* **Exercise task**
Below is some material; set it all down exactly, apart from the pictures.

* **Recorded data**
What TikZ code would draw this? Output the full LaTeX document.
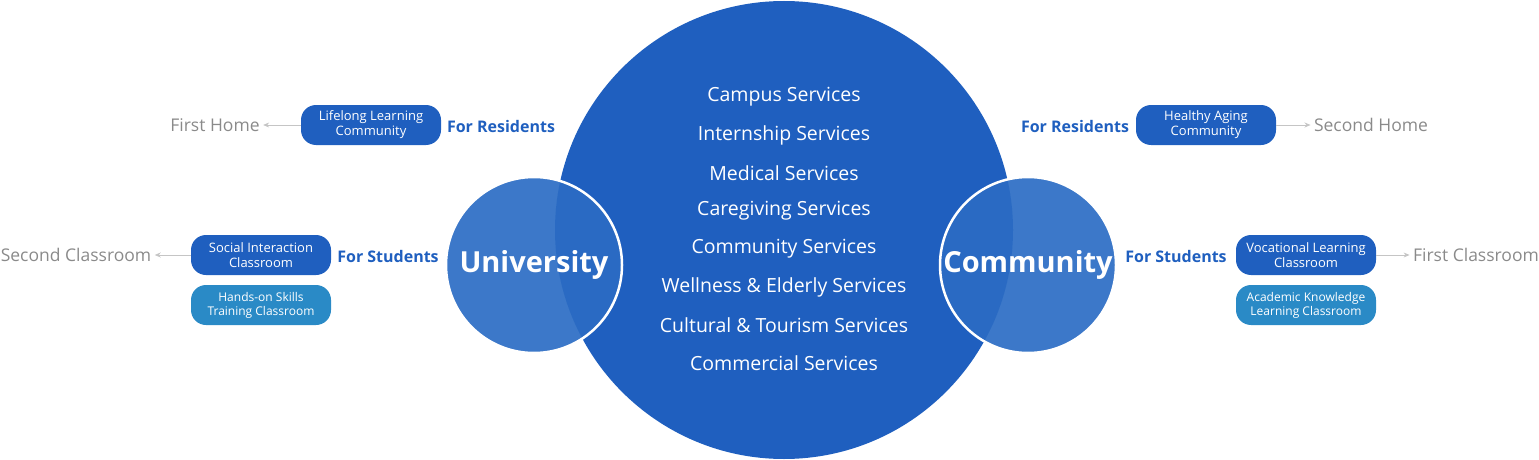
\documentclass[tikz,border=0pt]{standalone}
\usepackage{fontspec}
\setmainfont{Open Sans}
\usetikzlibrary{arrows.meta}
\definecolor{big}{HTML}{1F5FBF}
\definecolor{small}{HTML}{2B6CC4}
\definecolor{teal}{HTML}{2A8AC6}
\definecolor{gr}{HTML}{8A8A8A}
\tikzset{
 pill/.style={fill=big,rounded corners=15pt,minimum width=140pt,minimum height=40pt,text=white,font=\fontsize{13}{15}\selectfont,align=center,inner sep=1pt},
 pillb/.style={pill,fill=teal,font=\fontsize{12}{14}\selectfont},
 lbl/.style={text=big,font=\fontsize{16}{18}\selectfont\bfseries},
 outtxt/.style={text=gr,font=\fontsize{17.5}{20}\selectfont},
 arr/.style={draw=gr!50,-{Stealth[length=6pt,width=5pt]},line width=0.8pt},
 svc/.style={text=white,font=\fontsize{19.5}{22}\selectfont},
 ring/.style={fill=small,fill opacity=0.92,draw=white,line width=2.5pt,circle,minimum size=176pt,inner sep=0pt,text opacity=1,text=white,font=\fontsize{29}{32}\selectfont\bfseries}
}
\begin{document}
\begin{tikzpicture}[x=1pt,y=-1pt]
\useasboundingbox (0,0) rectangle (1539,460);
\node[circle,fill=big,minimum size=458pt,inner sep=0pt] (big) at (784,230) {};
\node[ring] (uni) at (534,265) {University};
\node[ring] (com) at (1028,265) {Community};
\foreach \t [count=\i from 0] in {Campus Services,Internship Services,Medical Services,Caregiving Services,Community Services,Wellness \& Elderly Services,Cultural \& Tourism Services,Commercial Services}
  \node[svc] (s\i) at (784,97+38*\i) {\t};
% left
\node[pill] (lc) at (371,125) {Lifelong Learning\\Community};
\node[lbl] (lr) at (501,126) {For Residents};
\node[outtxt] (fh) at (215,125) {First Home};
\draw[arr] (lc.west) -- (fh.east);
\node[pill] (sc) at (261,255) {Social Interaction\\Classroom};
\node[lbl] (ls) at (388,256) {For Students};
\node[outtxt] (scl) at (76,255) {Second Classroom};
\draw[arr] (sc.west) -- (scl.east);
\node[pillb] (hs) at (261,305) {Hands-on Skills\\Training Classroom};
% right
\node[pill] (ha) at (1206,125) {Healthy Aging\\Community};
\node[lbl] (rr) at (1075,126) {For Residents};
\node[outtxt] (sh) at (1371,125) {Second Home};
\draw[arr] (ha.east) -- (sh.west);
\node[pill] (vl) at (1306,255) {Vocational Learning\\Classroom};
\node[lbl] (rs) at (1176,256) {For Students};
\node[outtxt] (fc) at (1476,255) {First Classroom};
\draw[arr] (vl.east) -- (fc.west);
\node[pillb] (ak) at (1306,305) {Academic Knowledge\\Learning Classroom};
\end{tikzpicture}
\end{document}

* **Result for this task**
What TikZ code would draw this? Output the full LaTeX document.
\documentclass[tikz,border=0pt]{standalone}
\usepackage{fontspec}
\setmainfont{Open Sans}
\usetikzlibrary{arrows.meta}
\definecolor{big}{HTML}{1F5FBF}
\definecolor{small}{HTML}{2B6CC4}
\definecolor{teal}{HTML}{2A8AC6}
\definecolor{gr}{HTML}{8A8A8A}
\tikzset{
 pill/.style={fill=big,rounded corners=15pt,minimum width=140pt,minimum height=40pt,text=white,font=\fontsize{13}{15}\selectfont,align=center,inner sep=1pt},
 pillb/.style={pill,fill=teal,font=\fontsize{12}{14}\selectfont},
 lbl/.style={text=big,font=\fontsize{16}{18}\selectfont\bfseries},
 outtxt/.style={text=gr,font=\fontsize{17.5}{20}\selectfont},
 arr/.style={draw=gr!50,-{Stealth[length=6pt,width=5pt]},line width=0.8pt},
 svc/.style={text=white,font=\fontsize{19.5}{22}\selectfont},
 ring/.style={fill=small,fill opacity=0.92,draw=white,line width=2.5pt,circle,minimum size=176pt,inner sep=0pt,text opacity=1,text=white,font=\fontsize{29}{32}\selectfont\bfseries}
}
\begin{document}
\begin{tikzpicture}[x=1pt,y=-1pt]
\useasboundingbox (0,0) rectangle (1539,460);
\node[circle,fill=big,minimum size=458pt,inner sep=0pt] (big) at (784,230) {};
\node[ring] (uni) at (534,265) {University};
\node[ring] (com) at (1028,265) {Community};
\foreach \t [count=\i from 0] in {Campus Services,Internship Services,Medical Services,Caregiving Services,Community Services,Wellness \& Elderly Services,Cultural \& Tourism Services,Commercial Services}
  \node[svc] (s\i) at (784,97+38*\i) {\t};
% left
\node[pill] (lc) at (371,125) {Lifelong Learning\\Community};
\node[lbl] (lr) at (501,126) {For Residents};
\node[outtxt] (fh) at (215,125) {First Home};
\draw[arr] (lc.west) -- (fh.east);
\node[pill] (sc) at (261,255) {Social Interaction\\Classroom};
\node[lbl] (ls) at (388,256) {For Students};
\node[outtxt] (scl) at (76,255) {Second Classroom};
\draw[arr] (sc.west) -- (scl.east);
\node[pillb] (hs) at (261,305) {Hands-on Skills\\Training Classroom};
% right
\node[pill] (ha) at (1206,125) {Healthy Aging\\Community};
\node[lbl] (rr) at (1075,126) {For Residents};
\node[outtxt] (sh) at (1371,125) {Second Home};
\draw[arr] (ha.east) -- (sh.west);
\node[pill] (vl) at (1306,255) {Vocational Learning\\Classroom};
\node[lbl] (rs) at (1176,256) {For Students};
\node[outtxt] (fc) at (1476,255) {First Classroom};
\draw[arr] (vl.east) -- (fc.west);
\node[pillb] (ak) at (1306,305) {Academic Knowledge\\Learning Classroom};
\end{tikzpicture}
\end{document}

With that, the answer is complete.